If companies tried to bring it to market for the first time today, however, U.S. regulators would almost certainly forbid it. More than 200 health conditions—from cancer to dementia to cirrhosis— are linked to alcohol; it contributes to 3 million deaths globally each year, many via auto accidents and suicides; and in the U.S. alone, more than 14 million people struggle with alcohol-use disorder. It’s dangerous stuff, even though billions of people ingest it with hardly a second thought.
But what if you could get the buzz of a good drink without the buzz-killing side effects? That’s the marketing hype bubbling up from startups around the world making beverages that promise to make you feel tipsy using the magic of plant extracts, not alcohol. These companies claim that after a botanical beverage, you’ll feel more sociable and relaxed without getting drunk, eliminating the hangover (and bad decisions) that sometimes follow a boozy night.
One such startup, the U.K.-based GABA Labs, launched its first product, an “active botanical spirit” called Sentia, earlier this year in Europe. Sentia is made from plant extracts that can mimic the effects of alcohol, and is meant to top out around the feeling of having a glass or two of wine. But its founders want to go even further: They have also created a (not-yet-for-sale) synthetic alcohol molecule that they say can be used to create dupes of any booze on the market, from beer to rum to champagne. The company’s founders don’t yet have enough evidence to legally make claims about their products’ health effects, but the implication is clear: synthetic alcohol could capture the good parts of drinking while ditching the death and disease associated with it.
But experts aren’t convinced. Things that sound too good to be true usually are, says Dr. Anna Lembke, medical director of addiction medicine at Stanford University School of Medicine and author of Dopamine Nation. “There’s always the promise of some new molecule that’s going to do exactly what the old molecule did but not have the harmful effects,” she says. “Every single time, that has not panned out.” Heroin, for example, was intended to be a safer form of morphine. E-cigarettes were pitched as a less dangerous way to smoke. Neither has worked out as planned.
Can alcohol really be faked in a healthy way, or would a synthetic version introduce new risks?
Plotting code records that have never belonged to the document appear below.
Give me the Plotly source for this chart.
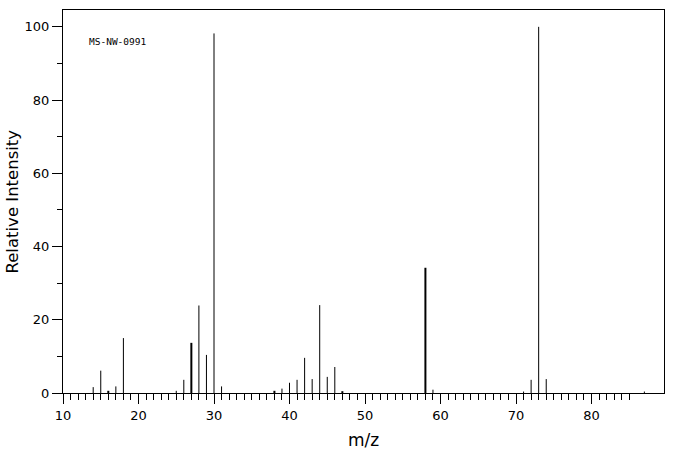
import plotly.graph_objects as go

# m/z values and relative intensities
mz = [14, 15, 16, 17, 18, 25, 26, 27, 28, 29, 30, 31,
      38, 39, 40, 41, 42, 43, 44, 45, 46, 47,
      58, 59, 71, 72, 73, 74, 87]
intensity = [1.6, 6.1, 0.6, 1.8, 15.0, 0.6, 3.6, 13.7, 23.9, 10.4, 98.2, 1.8,
             0.6, 1.2, 2.8, 3.6, 9.6, 3.8, 24.0, 4.4, 7.1, 0.5,
             34.2, 0.9, 0.4, 3.6, 100.0, 3.8, 0.4]
bold_mz = [16, 27, 38, 47, 58]

label = "MS-NW-0991"
x_major = [10, 20, 30, 40, 50, 60, 70, 80]
y_major = [0, 20, 40, 60, 80, 100]
y_minor = [10, 30, 50, 70, 90]
x_minor = [m for m in range(11, 86) if m % 10 != 0]

def stems(pairs):
    xs, ys = [], []
    for m, v in pairs:
        xs += [m, m, None]
        ys += [0, v, None]
    return xs, ys

thin = [(m, v) for m, v in zip(mz, intensity) if m not in bold_mz]
thick = [(m, v) for m, v in zip(mz, intensity) if m in bold_mz]

fig = go.Figure()
tx, ty = stems(thin)
fig.add_trace(go.Scatter(x=tx, y=ty, mode="lines",
                         line=dict(color="black", width=1), hoverinfo="skip"))
bx, by = stems(thick)
fig.add_trace(go.Scatter(x=bx, y=by, mode="lines",
                         line=dict(color="black", width=2), hoverinfo="skip"))

tick_font = dict(family="DejaVu Sans", size=13, color="black")

fig.update_layout(
    width=676, height=455,
    margin=dict(l=63, r=12, t=10, b=62),
    paper_bgcolor="white", plot_bgcolor="white",
    showlegend=False,
    xaxis=dict(
        range=[10, 89.6], showgrid=False, zeroline=False,
        showline=True, linecolor="black", linewidth=1, mirror=True,
        tickmode="array", tickvals=x_major, ticktext=[str(v) for v in x_major],
        ticks="outside", ticklen=10, tickwidth=1, tickcolor="black",
        tickfont=tick_font,
        minor=dict(tickmode="array", tickvals=x_minor, ticks="outside",
                   ticklen=6, tickwidth=1, tickcolor="black", showgrid=False),
    ),
    yaxis=dict(
        range=[0, 104.6], showgrid=False, zeroline=False,
        showline=True, linecolor="black", linewidth=1, mirror=True,
        tickmode="array", tickvals=y_major, ticktext=[str(v) for v in y_major],
        ticks="outside", ticklen=10, tickwidth=1, tickcolor="black",
        tickfont=tick_font,
        minor=dict(tickmode="array", tickvals=y_minor, ticks="outside",
                   ticklen=5, tickwidth=1, tickcolor="black", showgrid=False),
    ),
    annotations=[
        dict(text="m/z", xref="paper", yref="paper", x=0.5, y=0,
             yanchor="middle", xanchor="center", yshift=-47, showarrow=False,
             font=dict(family="DejaVu Sans", size=17, color="black")),
        dict(text="Relative Intensity", xref="paper", yref="paper", x=0, y=0.5,
             xanchor="center", yanchor="middle", xshift=-51, textangle=-90,
             showarrow=False,
             font=dict(family="DejaVu Sans", size=16.5, color="black")),
        dict(text=label, xref="paper", yref="paper", x=0.04, y=0.919,
             xanchor="left", yanchor="middle", showarrow=False,
             font=dict(family="DejaVu Sans Mono", size=9.5, color="black")),
    ],
)

fig.write_html("out.html")
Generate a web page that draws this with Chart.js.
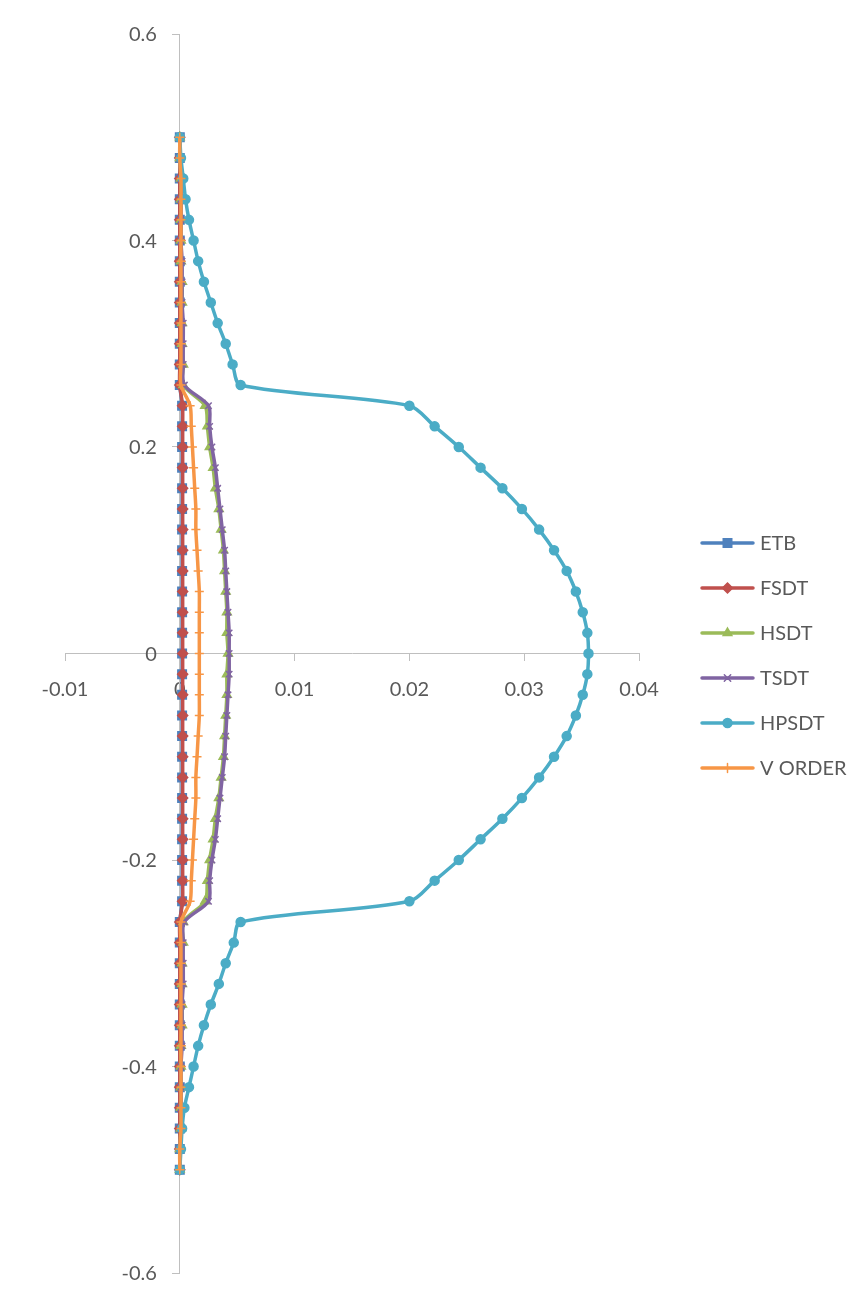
<!DOCTYPE html>
<html>
<head>
<meta charset="utf-8">
<script src="https://cdn.jsdelivr.net/npm/chart.js@4/dist/chart.umd.min.js"></script>
<style>
  body { margin: 0; background: #fff; }
  canvas { display: block; }
</style>
</head>
<body>
<canvas id="perfil"></canvas>
<script>
// z coordinate (vertical axis), top to bottom
const zValues = [0.5, 0.48, 0.46, 0.44, 0.42, 0.4, 0.38, 0.36, 0.34, 0.32, 0.3, 0.28, 0.26,
  0.24, 0.22, 0.2, 0.18, 0.16, 0.14, 0.12, 0.1, 0.08, 0.06, 0.04, 0.02, 0,
  -0.02, -0.04, -0.06, -0.08, -0.1, -0.12, -0.14, -0.16, -0.18, -0.2, -0.22, -0.24,
  -0.26, -0.28, -0.3, -0.32, -0.34, -0.36, -0.38, -0.4, -0.42, -0.44, -0.46, -0.48, -0.5];

const etb = [0, 0, 0, 0, 0, 0, 0, 0, 0, 0, 0, 0, 0,
  0.0002, 0.0002, 0.0002, 0.0002, 0.0002, 0.0002, 0.0002, 0.0002, 0.0002, 0.0002, 0.0002, 0.0002, 0.0002,
  0.0002, 0.0002, 0.0002, 0.0002, 0.0002, 0.0002, 0.0002, 0.0002, 0.0002, 0.0002, 0.0002, 0.0002,
  0, 0, 0, 0, 0, 0, 0, 0, 0, 0, 0, 0, 0];

const fsdt = [0, 0, 0, 0, 0, 0, 0, 0, 0, 0, 0, 0, 0,
  0.00024, 0.00025, 0.00025, 0.00025, 0.00025, 0.00025, 0.00025, 0.00025, 0.00025, 0.00025, 0.00025, 0.00025, 0.00025,
  0.00025, 0.00025, 0.00025, 0.00025, 0.00025, 0.00025, 0.00025, 0.00025, 0.00025, 0.00025, 0.00025, 0.00024,
  0, 0, 0, 0, 0, 0, 0, 0, 0, 0, 0, 0, 0];

const hsdt = [0, 0, 0.0001, 0.0001, 0.0001, 0.0001, 0.0001, 0.0002, 0.0002, 0.0002, 0.0002, 0.0003, 0.0003,
  0.0022, 0.0024, 0.0026, 0.0029, 0.0031, 0.0034, 0.0036, 0.0038, 0.0039, 0.004, 0.0041, 0.0041, 0.0042,
  0.0041, 0.0041, 0.004, 0.0039, 0.0038, 0.0036, 0.0034, 0.0031, 0.0029, 0.0026, 0.0024, 0.0022,
  0.0003, 0.0003, 0.0002, 0.0002, 0.0002, 0.0002, 0.0001, 0.0001, 0.0001, 0.0001, 0.0001, 0, 0];

const tsdt = [0, 0, 0.0001, 0.0001, 0.0001, 0.0001, 0.0002, 0.0002, 0.0002, 0.0003, 0.0003, 0.0003, 0.0004,
  0.0025, 0.0026, 0.0028, 0.0031, 0.0033, 0.0035, 0.0037, 0.0039, 0.004, 0.0041, 0.0042, 0.0043, 0.0043,
  0.0043, 0.0042, 0.0041, 0.004, 0.0039, 0.0037, 0.0035, 0.0033, 0.0031, 0.0028, 0.0026, 0.0025,
  0.0004, 0.0003, 0.0003, 0.0003, 0.0002, 0.0002, 0.0002, 0.0001, 0.0001, 0.0001, 0.0001, 0, 0];

const hpsdt = [0, 0.0001, 0.0003, 0.0005, 0.0008, 0.0012, 0.0016, 0.0021, 0.0027, 0.0033, 0.004, 0.0046, 0.0053,
  0.02, 0.0222, 0.0243, 0.0262, 0.0281, 0.0298, 0.0313, 0.0326, 0.0337, 0.0345, 0.0351, 0.0355, 0.0356,
  0.0355, 0.0351, 0.0345, 0.0337, 0.0326, 0.0313, 0.0298, 0.0281, 0.0262, 0.0243, 0.0222, 0.02,
  0.0053, 0.0047, 0.004, 0.0034, 0.0027, 0.0021, 0.0016, 0.0012, 0.0008, 0.0004, 0.0002, 0.0001, 0];

const vOrder = [0, 0, 0.0001, 0.0001, 0.0001, 0.0001, 0.0001, 0.0001, 0.0001, 0.0001, 0.0001, 0.0001, 0.0001,
  0.0009, 0.001, 0.0011, 0.0012, 0.0013, 0.0014, 0.0014, 0.0015, 0.0016, 0.0017, 0.0017, 0.0017, 0.0017,
  0.0017, 0.0017, 0.0017, 0.0016, 0.0015, 0.0014, 0.0014, 0.0013, 0.0012, 0.0011, 0.001, 0.0009,
  0.0001, 0.0001, 0.0001, 0.0001, 0.0001, 0.0001, 0.0001, 0.0001, 0.0001, 0.0001, 0.0001, 0, 0];

const seriesNames = ['ETB', 'FSDT', 'HSDT', 'TSDT', 'HPSDT', 'V ORDER'];
const xTicks = [-0.01, 0, 0.01, 0.02, 0.03, 0.04];
const yTicks = [-0.6, -0.4, -0.2, 0, 0.2, 0.4, 0.6];

const canvas = document.getElementById('perfil');
canvas.width = 863;
canvas.height = 1296;

const fonte = 'Lato, "Liberation Sans", sans-serif';
const cinza = '#595959';
const eixo = '#bfbfbf';

function pontos(valores) {
  return valores.map((v, i) => ({ x: v, y: zValues[i] }));
}

function rotuloY(v) {
  return Math.abs(v) < 1e-9 ? '0' : v.toFixed(1);
}

// estilo de cada serie (cores do Excel)
const estilos = [
  { cor: '#4f81bd', marca: 'rect', raio: 6 },
  { cor: '#c0504d', marca: 'rectRot', raio: 5 },
  { cor: '#9bbb59', marca: 'triangle', raio: 5 },
  { cor: '#8064a2', marca: 'crossRot', raio: 4.5 },
  { cor: '#4bacc6', marca: 'circle', raio: 4.5 },
  { cor: '#f79646', marca: 'cross', raio: 4.5 }
];
const valores = [etb, fsdt, hsdt, tsdt, hpsdt, vOrder];

const datasets = valores.map((v, i) => ({
  label: seriesNames[i],
  data: pontos(v),
  showLine: true,
  borderColor: estilos[i].cor,
  backgroundColor: estilos[i].cor,
  borderWidth: 3.5,
  tension: 0.3,
  pointStyle: estilos[i].marca,
  pointRadius: estilos[i].raio,
  pointBorderWidth: 1.5,
  pointBorderColor: estilos[i].cor,
  pointBackgroundColor: estilos[i].cor,
  order: 6 - i // ultima serie fica por cima, como no Excel
}));

// legenda desenhada a mao (linha + marcador) e rotulos do eixo vertical
const legendaPlugin = {
  id: 'legendaExcel',
  afterDraw(chart) {
    const ctx = chart.ctx;
    ctx.save();

    // rotulos do eixo z, a esquerda do eixo que passa em x = 0
    const xs = chart.scales.x;
    const ys = chart.scales.y;
    const xEixo = xs.getPixelForValue(0);
    ctx.fillStyle = cinza;
    ctx.font = '20px ' + fonte;
    ctx.textAlign = 'right';
    ctx.textBaseline = 'middle';
    ys.ticks.forEach(t => {
      ctx.fillText(rotuloY(t.value), xEixo - 23, ys.getPixelForValue(t.value) + 1);
    });

    seriesNames.forEach((nome, i) => {
      const y = 543 + i * 45;
      ctx.strokeStyle = estilos[i].cor;
      ctx.lineWidth = 3.5;
      ctx.lineCap = 'round';
      ctx.beginPath();
      ctx.moveTo(702, y);
      ctx.lineTo(753, y);
      ctx.stroke();
      ctx.fillStyle = estilos[i].cor;
      ctx.lineWidth = 1.5;
      Chart.helpers.drawPoint(ctx, { pointStyle: estilos[i].marca, radius: estilos[i].raio, rotation: 0, borderWidth: 1.5 }, 727.5, y);
      ctx.fillStyle = cinza;
      ctx.font = '20px ' + fonte;
      ctx.textBaseline = 'middle';
      ctx.textAlign = 'left';
      ctx.fillText(nome, 760, y + 1);
    });
    ctx.restore();
  }
};

const ctx = canvas.getContext('2d');
const perfilChart = new Chart(ctx, {
  type: 'scatter',
  data: { datasets: datasets },
  options: {
    responsive: false,
    animation: false,
    layout: { padding: { left: 65, right: 224, top: 34, bottom: 23 } },
    plugins: {
      legend: { display: false },
      tooltip: { enabled: false }
    },
    scales: {
      x: {
        type: 'linear',
        position: { y: 0 },
        min: xTicks[0],
        max: xTicks[xTicks.length - 1],
        afterBuildTicks: (axis) => { axis.ticks = xTicks.map(v => ({ value: v })); },
        grid: { drawOnChartArea: false, drawTicks: true, tickLength: 7, color: eixo },
        border: { color: eixo, width: 1 },
        ticks: {
          color: cinza,
          font: { family: fonte, size: 20 },
          padding: 17,
          maxRotation: 0,
          callback: (v) => (v === 0 ? '0' : v.toFixed(2))
        }
      },
      y: {
        type: 'linear',
        position: { x: 0 },
        min: yTicks[0],
        max: yTicks[yTicks.length - 1],
        afterBuildTicks: (axis) => { axis.ticks = yTicks.map(v => ({ value: v })); },
        grid: { drawOnChartArea: false, drawTicks: true, tickLength: 7, color: eixo },
        border: { color: eixo, width: 1 },
        ticks: {
          display: false
        }
      }
    }
  },
  plugins: [legendaPlugin]
});
</script>
</body>
</html>
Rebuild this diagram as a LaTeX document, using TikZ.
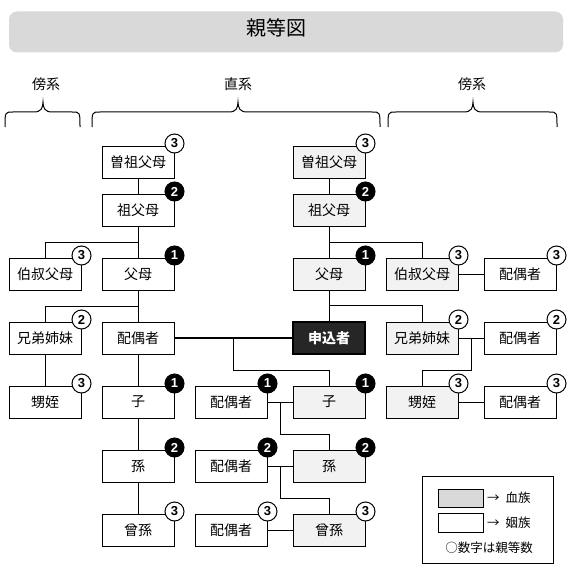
\documentclass[tikz,border=0pt]{standalone}
\usepackage{fontspec}
\setmainfont{Noto Sans CJK JP}
\newfontfamily\numfont{Liberation Sans}

\tikzset{
  box/.style={draw, line width=1pt, fill=white, minimum width=72pt, minimum height=32pt,
    inner sep=0pt, font=\fontsize{14}{16}\selectfont},
  blood/.style={box, fill=gray!10},
  self/.style={box, fill=black!85, line width=1.5pt, text=white,
    font=\fontsize{14}{16}\selectfont\bfseries},
  degw/.style={circle, draw, line width=1pt, fill=white, minimum size=19pt, inner sep=0pt,
    font=\numfont\bfseries\fontsize{13}{13}\selectfont},
  degb/.style={degw, fill=black, text=white},
  link/.style={line width=1pt},
}

\begin{document}
\begin{tikzpicture}[x=1pt, y=-1pt]
    \useasboundingbox (0,0) rectangle (569,575);

    % draw the title bar
    \node[fill=gray!30, rounded corners=8pt, minimum width=554pt, minimum height=41pt] (bar) at (286,32) {};
    \node[font=\fontsize{20}{22}\selectfont] (title) at (276,28) {親等図};

    % draw the braces
    \foreach \a/\b/\m in {5/80/43, 92/380/238, 388/557/473}
        \draw[link] (\a,127) .. controls (\a,112) .. (\a+8,112) -- (\m-9,112)
            .. controls (\m-2,112) and (\m,108) .. (\m,102)
            .. controls (\m,108) and (\m+2,112) .. (\m+9,112) -- (\b-8,112)
            .. controls (\b,112) .. (\b,127);
    \node[font=\fontsize{14}{16}\selectfont] (coll1) at (46,84) {傍系};
    \node[font=\fontsize{14}{16}\selectfont] (direct) at (238,84) {直系};
    \node[font=\fontsize{14}{16}\selectfont] (coll2) at (472,84) {傍系};

    % draw the boxes
    \foreach \n/\x/\y/\txt/\st in {
        % the spouse's side
        lggp/138/162/曽祖父母/box,
        lgp/138/210/祖父母/box,
        lpar/138/274/父母/box,
        lsp/138/338/配偶者/box,
        lch/138/402/子/box,
        lgch/138/466/孫/box,
        lggch/138/530/曾孫/box,
        lunc/45/274/伯叔父母/box,
        lsib/45/338/兄弟姉妹/box,
        lnep/45/402/甥姪/box,
        % the spouses of the descendants
        csp1/231/402/配偶者/box,
        csp2/231/466/配偶者/box,
        csp3/231/530/配偶者/box,
        % the applicant's side
        rggp/329/162/曽祖父母/blood,
        rgp/329/210/祖父母/blood,
        rpar/329/274/父母/blood,
        app/329/338/申込者/self,
        rch/329/402/子/blood,
        rgch/329/466/孫/blood,
        rggch/329/530/曾孫/blood,
        runc/422/274/伯叔父母/blood,
        rsib/422/338/兄弟姉妹/blood,
        rnep/422/402/甥姪/blood,
        fsp1/520/274/配偶者/box,
        fsp2/520/338/配偶者/box,
        fsp3/520/402/配偶者/box}
        \node[\st] (\n) at (\x,\y) {\txt};

    % draw the connectors
    \draw[link] (lggp) -- (lgp) -- (lpar) -- (lsp) -- (lch) -- (lgch) -- (lggch);
    \path (lgp.south) -- (lpar.north) coordinate[midway] (lj1);
    \draw[link] (lj1) -| (lunc);
    \path (lpar.south) -- (lsp.north) coordinate[midway] (lj2);
    \draw[link] (lj2) -| (lsib);
    \draw[link] (lsib) -- (lnep);

    \draw[link] (rggp) -- (rgp) -- (rpar) -- (app);
    \path (rgp.south) -- (rpar.north) coordinate[midway] (rj1);
    \draw[link] (rj1) -| (runc);
    \path (rpar.south) -- (app.north) coordinate[midway] (rj2);
    \draw[link] (rj2) -| (rsib);
    \draw[link] (runc) -- (fsp1);
    \draw[link] (rsib) -- (fsp2);
    \draw[link] (rnep) -- (fsp3);
    \path (rsib.east) -- (fsp2.west) coordinate[midway] (sj);
    \path (rsib.south) -- (rnep.north) coordinate[midway] (sk);
    \draw[link] (sj) |- (sk) -- (rnep);

    % the marriage line and the children
    \draw[line width=2pt] (lsp) -- (app);
    \path (lsp.east) -- (app.west) coordinate[midway] (mj);
    \path (app.south) -- (rch.north) coordinate[midway] (mk);
    \draw[link] (mj) |- (mk) -- (rch);
    \draw[link] (csp1) -- (rch);
    \path (csp1.east) -- (rch.west) coordinate[midway] (cj1);
    \path (rch.south) -- (rgch.north) coordinate[midway] (ck1);
    \draw[link] (cj1) |- (ck1) -- (rgch);
    \draw[link] (csp2) -- (rgch);
    \path (csp2.east) -- (rgch.west) coordinate[midway] (cj2);
    \path (rgch.south) -- (rggch.north) coordinate[midway] (ck2);
    \draw[link] (cj2) |- (ck2) -- (rggch);
    \draw[link] (csp3) -- (rggch);

    % draw the degree of each box
    \foreach \n/\d/\st in {
        lggp/3/degw, lgp/2/degb, lpar/1/degb, lch/1/degb, lgch/2/degb, lggch/3/degw,
        lunc/3/degw, lsib/2/degw, lnep/3/degw,
        csp1/1/degb, csp2/2/degb, csp3/3/degw,
        rggp/3/degw, rgp/2/degb, rpar/1/degb, rch/1/degb, rgch/2/degb, rggch/3/degw,
        runc/3/degw, rsib/2/degw, rnep/3/degw,
        fsp1/3/degw, fsp2/2/degw, fsp3/3/degw}
        \node[\st] (d-\n) at ([yshift=2pt]\n.north east) {\d};

    % draw the legend
    \node[draw, line width=1pt, minimum width=131pt, minimum height=87pt] (legend) at (487.5,519.5) {};
    \node[draw, fill=gray!30, minimum width=45pt, minimum height=18pt] (keyb) at (460.5,498) {};
    \node[draw, fill=white, minimum width=45pt, minimum height=19pt] (keyi) at (460.5,522.5) {};
    \node[anchor=west, inner sep=0pt, font=\fontsize{12.5}{14}\selectfont] (keybt) at (487,498) {→\hspace{6pt}血族};
    \node[anchor=west, inner sep=0pt, font=\fontsize{12.5}{14}\selectfont] (keyit) at (487,522.5) {→\hspace{6pt}姻族};
    \node[font=\fontsize{12.5}{14}\selectfont] (note) at (489,548) {○数字は親等数};
\end{tikzpicture}
\end{document}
Is it possible to create a product that imitates alcohol without introducing the possibility of addiction or dependence? And could fake alcohol make people already struggling with alcohol-use disorder more likely to relapse? “Given the significant harms caused when alcohol is misused, this is an interesting approach,” says Patricia Powell, deputy director of the U.S. National Institute on Alcohol Abuse and Alcoholism (NIAAA). “However, it raises a series of questions that we don’t have the answers to yet.”